### Instruction
From the very first line of the data to the line containing "Chart.register(...registerables);", retype everything exactly, leaving the pictures behind.

- - - - - - -

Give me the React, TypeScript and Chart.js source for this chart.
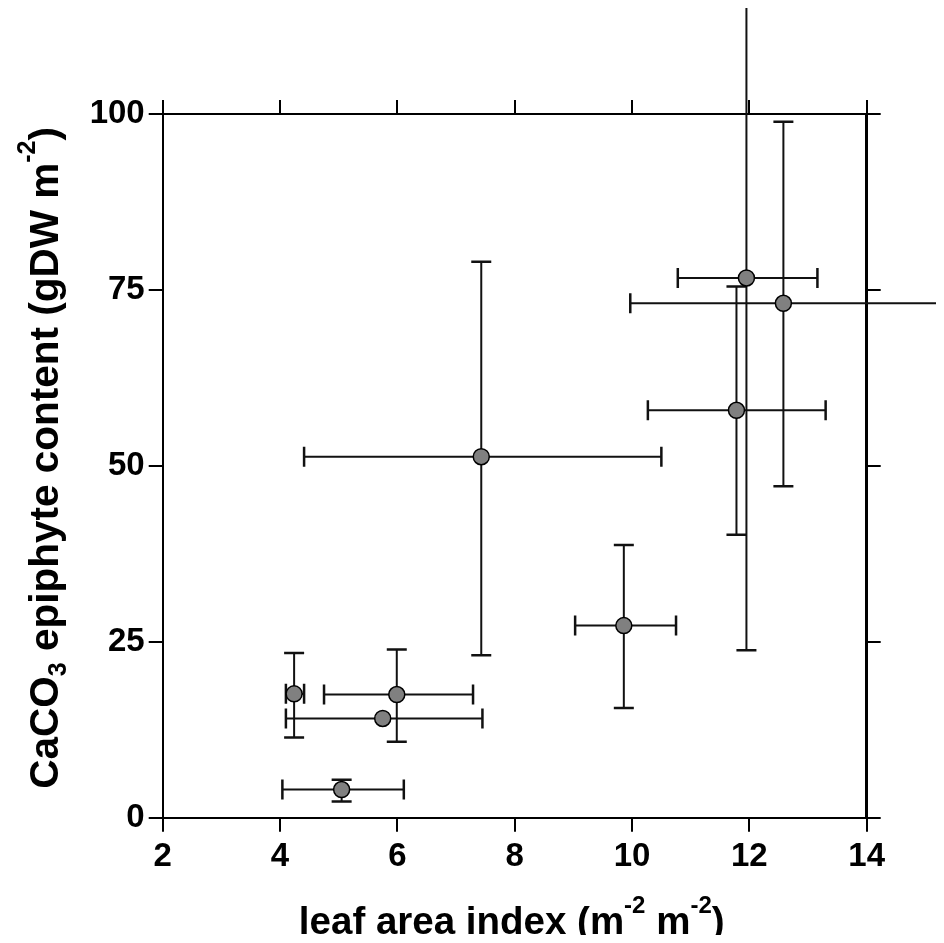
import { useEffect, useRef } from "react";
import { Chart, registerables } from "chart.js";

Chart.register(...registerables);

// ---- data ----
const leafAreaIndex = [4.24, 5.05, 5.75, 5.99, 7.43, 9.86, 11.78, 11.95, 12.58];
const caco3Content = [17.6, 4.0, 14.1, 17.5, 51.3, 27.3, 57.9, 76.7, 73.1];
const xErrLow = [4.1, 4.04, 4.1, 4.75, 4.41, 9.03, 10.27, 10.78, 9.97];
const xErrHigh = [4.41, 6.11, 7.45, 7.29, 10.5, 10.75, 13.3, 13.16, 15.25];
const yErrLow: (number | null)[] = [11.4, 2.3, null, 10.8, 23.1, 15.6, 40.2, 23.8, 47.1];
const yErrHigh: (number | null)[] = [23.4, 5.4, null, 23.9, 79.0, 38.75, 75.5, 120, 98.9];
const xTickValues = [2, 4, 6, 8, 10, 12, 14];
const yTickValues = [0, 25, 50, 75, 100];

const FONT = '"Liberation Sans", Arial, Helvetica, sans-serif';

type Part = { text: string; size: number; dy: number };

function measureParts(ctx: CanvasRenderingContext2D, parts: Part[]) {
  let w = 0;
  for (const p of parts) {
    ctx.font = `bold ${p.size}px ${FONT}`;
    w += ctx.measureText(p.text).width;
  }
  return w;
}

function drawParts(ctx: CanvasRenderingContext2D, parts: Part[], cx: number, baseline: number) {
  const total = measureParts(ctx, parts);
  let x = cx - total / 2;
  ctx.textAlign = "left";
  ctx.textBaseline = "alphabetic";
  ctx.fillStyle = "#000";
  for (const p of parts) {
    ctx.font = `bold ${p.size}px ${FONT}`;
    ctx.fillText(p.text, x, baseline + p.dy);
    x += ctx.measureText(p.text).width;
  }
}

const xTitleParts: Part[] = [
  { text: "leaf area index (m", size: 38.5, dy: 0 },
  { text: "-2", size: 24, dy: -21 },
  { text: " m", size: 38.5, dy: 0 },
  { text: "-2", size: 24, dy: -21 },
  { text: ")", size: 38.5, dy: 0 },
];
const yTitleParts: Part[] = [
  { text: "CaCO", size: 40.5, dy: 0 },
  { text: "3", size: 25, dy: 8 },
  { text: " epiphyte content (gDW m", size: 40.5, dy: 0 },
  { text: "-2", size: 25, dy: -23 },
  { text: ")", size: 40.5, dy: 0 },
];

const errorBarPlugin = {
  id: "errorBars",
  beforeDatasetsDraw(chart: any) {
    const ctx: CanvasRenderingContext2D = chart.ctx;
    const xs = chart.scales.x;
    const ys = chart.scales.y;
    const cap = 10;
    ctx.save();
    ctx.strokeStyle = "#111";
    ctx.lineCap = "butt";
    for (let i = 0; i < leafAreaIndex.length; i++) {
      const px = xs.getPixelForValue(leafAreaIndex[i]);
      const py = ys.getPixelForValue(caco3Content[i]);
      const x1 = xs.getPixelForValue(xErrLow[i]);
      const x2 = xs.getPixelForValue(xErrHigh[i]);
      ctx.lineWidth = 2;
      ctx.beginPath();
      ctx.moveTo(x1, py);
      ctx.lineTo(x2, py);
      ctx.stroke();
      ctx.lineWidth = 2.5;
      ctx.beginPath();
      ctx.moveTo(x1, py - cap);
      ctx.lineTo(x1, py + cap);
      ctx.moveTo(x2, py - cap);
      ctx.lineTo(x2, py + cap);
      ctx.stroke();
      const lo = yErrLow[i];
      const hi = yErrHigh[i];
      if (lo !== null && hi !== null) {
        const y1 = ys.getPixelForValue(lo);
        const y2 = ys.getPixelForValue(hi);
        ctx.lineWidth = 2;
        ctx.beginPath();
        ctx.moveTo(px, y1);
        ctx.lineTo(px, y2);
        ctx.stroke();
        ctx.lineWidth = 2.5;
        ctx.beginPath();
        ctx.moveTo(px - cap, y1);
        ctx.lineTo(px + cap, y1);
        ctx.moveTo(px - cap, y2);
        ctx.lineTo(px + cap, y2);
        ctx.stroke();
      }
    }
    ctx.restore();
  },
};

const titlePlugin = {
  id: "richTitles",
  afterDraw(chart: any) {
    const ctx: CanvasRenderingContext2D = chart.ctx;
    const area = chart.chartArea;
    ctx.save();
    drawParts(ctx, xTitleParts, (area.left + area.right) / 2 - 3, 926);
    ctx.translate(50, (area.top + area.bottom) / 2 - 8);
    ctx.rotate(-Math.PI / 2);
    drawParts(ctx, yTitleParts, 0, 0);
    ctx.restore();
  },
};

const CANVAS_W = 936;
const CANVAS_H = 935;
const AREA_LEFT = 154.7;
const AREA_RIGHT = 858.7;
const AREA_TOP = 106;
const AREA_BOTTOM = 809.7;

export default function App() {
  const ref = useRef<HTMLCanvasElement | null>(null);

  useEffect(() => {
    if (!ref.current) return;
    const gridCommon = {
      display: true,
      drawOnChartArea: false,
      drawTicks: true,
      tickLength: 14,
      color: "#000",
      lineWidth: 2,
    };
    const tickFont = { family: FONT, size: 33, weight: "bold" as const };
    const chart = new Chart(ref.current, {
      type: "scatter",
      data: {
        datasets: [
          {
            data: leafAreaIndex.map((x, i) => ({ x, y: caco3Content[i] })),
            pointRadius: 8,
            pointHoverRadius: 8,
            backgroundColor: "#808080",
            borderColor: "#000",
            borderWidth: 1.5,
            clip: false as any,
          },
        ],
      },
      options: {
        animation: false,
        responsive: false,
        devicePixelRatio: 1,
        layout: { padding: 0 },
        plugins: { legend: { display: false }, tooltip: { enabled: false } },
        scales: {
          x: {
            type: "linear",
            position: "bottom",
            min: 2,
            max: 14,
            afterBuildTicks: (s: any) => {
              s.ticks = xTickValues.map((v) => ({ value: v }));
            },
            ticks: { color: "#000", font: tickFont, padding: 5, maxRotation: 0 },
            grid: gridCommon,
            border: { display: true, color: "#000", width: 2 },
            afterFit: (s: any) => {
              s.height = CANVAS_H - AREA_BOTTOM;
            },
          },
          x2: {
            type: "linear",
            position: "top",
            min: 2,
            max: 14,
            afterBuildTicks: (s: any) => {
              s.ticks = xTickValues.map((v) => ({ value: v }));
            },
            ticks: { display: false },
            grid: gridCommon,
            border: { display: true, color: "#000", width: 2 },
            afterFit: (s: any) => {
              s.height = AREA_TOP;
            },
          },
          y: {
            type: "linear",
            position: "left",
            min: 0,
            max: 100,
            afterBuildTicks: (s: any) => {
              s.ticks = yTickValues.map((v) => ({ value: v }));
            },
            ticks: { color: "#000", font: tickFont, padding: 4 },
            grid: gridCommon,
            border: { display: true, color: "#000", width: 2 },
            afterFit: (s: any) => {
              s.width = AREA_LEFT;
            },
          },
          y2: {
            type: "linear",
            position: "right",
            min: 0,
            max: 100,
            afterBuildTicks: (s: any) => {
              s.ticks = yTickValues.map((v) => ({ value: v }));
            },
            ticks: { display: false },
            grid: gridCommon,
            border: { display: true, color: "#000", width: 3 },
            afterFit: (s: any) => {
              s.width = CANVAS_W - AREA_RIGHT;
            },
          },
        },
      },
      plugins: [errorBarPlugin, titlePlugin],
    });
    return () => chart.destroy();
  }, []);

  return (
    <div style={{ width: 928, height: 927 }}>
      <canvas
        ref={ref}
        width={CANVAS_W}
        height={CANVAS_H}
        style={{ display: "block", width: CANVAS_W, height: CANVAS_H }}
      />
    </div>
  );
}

- - - - - - -

### Written solution
Give me the React, TypeScript and Chart.js source for this chart.
import { useEffect, useRef } from "react";
import { Chart, registerables } from "chart.js";

Chart.register(...registerables);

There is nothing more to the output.